LUNES DE PENTECOSTÉS
EL DON DE CIENCIA
¡De qué santa alegría
debieran rebosar nuestros corazones al pensar que VIVE Y RESIDE en nosotros el
Espíritu Santificador que renovó la faz de la tierra! Por ser éste un
privilegio tan alto, Jesús habló de él con frecuencia a sus discípulos,
haciéndoles ver que era como el fin de su venida a este mundo, como el
complemento de su predicación, como el fruto de su muerte, de su resurrección y
de su ascensión a los cielos.
“Yo rogaré al Padre, dijo, y os dará
otro Consolador, para que esté CON VOSOTROS constantemente el Espíritu de
Verdad, a quien el mundo no puede recibir porque no le ve ni le conoce, porque
vosotros le conoceréis, pues morará con vosotros y estará dentro de vosotros
(Juan 14, 26).” “Mas yo os digo la verdad, os conviene que yo me vaya; porque
si yo no me voy, el Consolador no vendrá a vosotros; pero si me voy, os lo
enviaré (Juan 16, 7).” Y así como los Profetas del Antiguo Testamento
anunciaban la venida del Mesías, nuestro divino Maestro se hace él mismo
profeta del Espíritu Santo, al anunciarnos de qué manera este Espíritu divino
había de habitar en nuestras almas.
¡Con cuánto
agradecimiento y amor deberíamos recibir a este huésped adorable, tributándole
nuestros más rendidos y fervientes homenajes!
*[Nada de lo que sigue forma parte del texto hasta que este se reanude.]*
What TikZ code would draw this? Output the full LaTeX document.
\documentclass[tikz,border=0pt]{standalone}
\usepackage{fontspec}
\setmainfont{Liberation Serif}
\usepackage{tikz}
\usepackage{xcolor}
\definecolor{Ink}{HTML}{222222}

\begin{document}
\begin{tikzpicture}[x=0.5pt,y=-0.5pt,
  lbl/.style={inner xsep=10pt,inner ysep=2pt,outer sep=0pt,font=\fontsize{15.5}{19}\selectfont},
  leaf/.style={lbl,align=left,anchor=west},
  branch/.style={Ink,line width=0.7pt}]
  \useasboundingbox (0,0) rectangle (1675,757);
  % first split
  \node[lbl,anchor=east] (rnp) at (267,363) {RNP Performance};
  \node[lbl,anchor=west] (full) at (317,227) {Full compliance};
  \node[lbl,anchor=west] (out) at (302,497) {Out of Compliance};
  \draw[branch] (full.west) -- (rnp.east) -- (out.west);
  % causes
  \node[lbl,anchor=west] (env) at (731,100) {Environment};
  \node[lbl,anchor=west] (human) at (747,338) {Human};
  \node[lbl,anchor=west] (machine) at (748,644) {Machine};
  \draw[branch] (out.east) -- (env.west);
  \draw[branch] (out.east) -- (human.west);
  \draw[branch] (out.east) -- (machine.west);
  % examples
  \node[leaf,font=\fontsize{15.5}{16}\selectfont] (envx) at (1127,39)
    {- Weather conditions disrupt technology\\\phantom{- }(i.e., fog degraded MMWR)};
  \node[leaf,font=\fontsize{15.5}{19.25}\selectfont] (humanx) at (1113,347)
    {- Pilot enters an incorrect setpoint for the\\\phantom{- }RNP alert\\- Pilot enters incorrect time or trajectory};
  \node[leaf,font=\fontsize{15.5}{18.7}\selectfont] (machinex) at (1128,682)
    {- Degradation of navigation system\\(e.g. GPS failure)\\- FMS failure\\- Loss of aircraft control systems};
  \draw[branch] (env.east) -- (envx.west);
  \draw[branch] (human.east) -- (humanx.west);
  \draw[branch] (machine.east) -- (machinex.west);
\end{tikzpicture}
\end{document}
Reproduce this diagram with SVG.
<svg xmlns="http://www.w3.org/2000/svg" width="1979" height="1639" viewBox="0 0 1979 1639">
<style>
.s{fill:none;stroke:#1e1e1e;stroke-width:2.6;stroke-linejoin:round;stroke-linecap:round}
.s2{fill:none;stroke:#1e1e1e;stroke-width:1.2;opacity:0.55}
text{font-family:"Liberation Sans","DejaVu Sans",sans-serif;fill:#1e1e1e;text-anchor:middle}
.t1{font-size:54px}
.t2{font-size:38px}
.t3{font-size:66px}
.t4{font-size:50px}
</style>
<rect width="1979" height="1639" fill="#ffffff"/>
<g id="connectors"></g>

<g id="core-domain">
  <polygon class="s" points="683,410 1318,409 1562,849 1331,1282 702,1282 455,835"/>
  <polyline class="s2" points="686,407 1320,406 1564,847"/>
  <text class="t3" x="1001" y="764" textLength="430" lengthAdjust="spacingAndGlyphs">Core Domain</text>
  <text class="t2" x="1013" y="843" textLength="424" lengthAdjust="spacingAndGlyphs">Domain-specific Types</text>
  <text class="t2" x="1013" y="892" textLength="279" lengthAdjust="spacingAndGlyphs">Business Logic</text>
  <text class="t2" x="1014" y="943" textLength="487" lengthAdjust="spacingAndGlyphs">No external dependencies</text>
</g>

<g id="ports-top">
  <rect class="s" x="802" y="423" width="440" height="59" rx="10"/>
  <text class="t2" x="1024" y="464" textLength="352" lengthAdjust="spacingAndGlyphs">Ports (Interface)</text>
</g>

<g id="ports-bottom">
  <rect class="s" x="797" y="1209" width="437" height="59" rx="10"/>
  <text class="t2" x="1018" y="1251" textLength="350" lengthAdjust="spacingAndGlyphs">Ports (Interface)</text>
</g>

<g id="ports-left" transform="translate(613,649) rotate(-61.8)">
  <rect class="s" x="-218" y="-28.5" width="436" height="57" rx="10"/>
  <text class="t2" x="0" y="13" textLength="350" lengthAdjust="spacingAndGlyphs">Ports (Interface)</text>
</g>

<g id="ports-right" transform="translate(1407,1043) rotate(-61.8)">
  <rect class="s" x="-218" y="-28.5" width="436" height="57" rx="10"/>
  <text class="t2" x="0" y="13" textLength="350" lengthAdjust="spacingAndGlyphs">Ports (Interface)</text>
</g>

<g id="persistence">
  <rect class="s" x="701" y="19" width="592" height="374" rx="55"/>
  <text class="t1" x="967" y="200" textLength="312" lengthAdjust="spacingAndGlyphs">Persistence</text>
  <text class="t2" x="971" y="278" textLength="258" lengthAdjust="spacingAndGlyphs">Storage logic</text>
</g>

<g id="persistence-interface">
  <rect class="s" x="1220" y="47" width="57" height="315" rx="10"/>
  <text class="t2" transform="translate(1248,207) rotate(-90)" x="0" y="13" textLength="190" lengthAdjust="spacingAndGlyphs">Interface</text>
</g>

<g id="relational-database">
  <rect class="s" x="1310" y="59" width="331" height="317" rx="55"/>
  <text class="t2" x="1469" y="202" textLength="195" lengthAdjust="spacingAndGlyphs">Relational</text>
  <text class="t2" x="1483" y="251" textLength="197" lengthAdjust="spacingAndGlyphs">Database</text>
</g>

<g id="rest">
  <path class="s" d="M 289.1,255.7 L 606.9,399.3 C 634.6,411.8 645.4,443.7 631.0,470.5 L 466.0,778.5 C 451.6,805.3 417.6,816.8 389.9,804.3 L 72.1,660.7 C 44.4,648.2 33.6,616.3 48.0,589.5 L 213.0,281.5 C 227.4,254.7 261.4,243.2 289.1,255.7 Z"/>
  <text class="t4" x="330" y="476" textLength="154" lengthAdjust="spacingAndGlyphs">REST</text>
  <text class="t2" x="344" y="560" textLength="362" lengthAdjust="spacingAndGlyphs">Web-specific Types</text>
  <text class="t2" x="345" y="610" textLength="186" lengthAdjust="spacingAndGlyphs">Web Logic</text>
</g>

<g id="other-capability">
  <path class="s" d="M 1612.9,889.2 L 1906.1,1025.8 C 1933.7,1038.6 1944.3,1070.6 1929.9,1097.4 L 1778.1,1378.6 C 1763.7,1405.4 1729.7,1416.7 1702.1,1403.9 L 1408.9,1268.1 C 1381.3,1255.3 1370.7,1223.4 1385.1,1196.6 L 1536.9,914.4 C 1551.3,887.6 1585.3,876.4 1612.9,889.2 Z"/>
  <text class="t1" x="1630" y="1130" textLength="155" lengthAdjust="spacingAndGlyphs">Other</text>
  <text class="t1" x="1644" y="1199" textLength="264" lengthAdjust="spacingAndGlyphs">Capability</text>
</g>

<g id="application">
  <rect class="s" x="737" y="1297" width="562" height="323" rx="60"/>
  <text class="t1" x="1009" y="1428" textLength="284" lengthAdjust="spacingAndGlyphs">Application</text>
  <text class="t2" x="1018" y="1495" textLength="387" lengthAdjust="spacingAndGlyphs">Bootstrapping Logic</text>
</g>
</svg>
Él mismo en PERSONA fabrica en
nosotros este misterioso santuario por medio de las virtudes teologales y
morales, que forman por decirlo así, como el cuerpo de este edificio, cuerpo
que adorna con sus siete dones, que vienen a ser las columnas, los relieves, la
ornamentación que perfecciona y hermosea el templo de nuestra alma. Y los actos
de virtud que realizamos inspirados por este Espíritu divino lo embellecen más
y más y hacen agradable a las tres Personas divinas que, según nuestro divino
Redentor, HACEN MANSIÓN DENTRO DE ÉL (Juan 14, 23)”. Nada, por tanto, debiera
existir para nosotros ni más dulce de pensar, ni más grato de creer y meditar,
que esta verdad de un Dios en tres Personas, habitando en los corazones que se
encuentran en estado de gracia. Sea también esta verdad la que más nos anime a
huir del pecado y a santificarnos.
¡Oh Dios
mío!, quiero decirte con el rey David: “La SANTIDAD debe ser el ornamento de tu
casa por la serie de los siglos (Salmo 92, 5).” Conviene, por tanto, que mi
alma, en la que habitas, se purifique de todas sus faltas, de toda aflicción
mundana y de toda imperfección. ADÓRNALA
de humildad, dulzura, resignación a tu divina Voluntad. PERFÚMALA con
castidad, inocencia, docilidad, y cierra su entrada a las criaturas por medio
del recogimiento y mortificación de los sentidos. Y para asegurarte por siempre
del pleno dominio de esta morada, SOSTÉNLA siempre con las columnas firmísimas
de los siete dones, que habrán de hacer inconmovibles en mí las virtudes
teologales y cardinales, es decir, la fe, la esperanza y la caridad, la
prudencia, la justicia, la fortaleza y la templanza.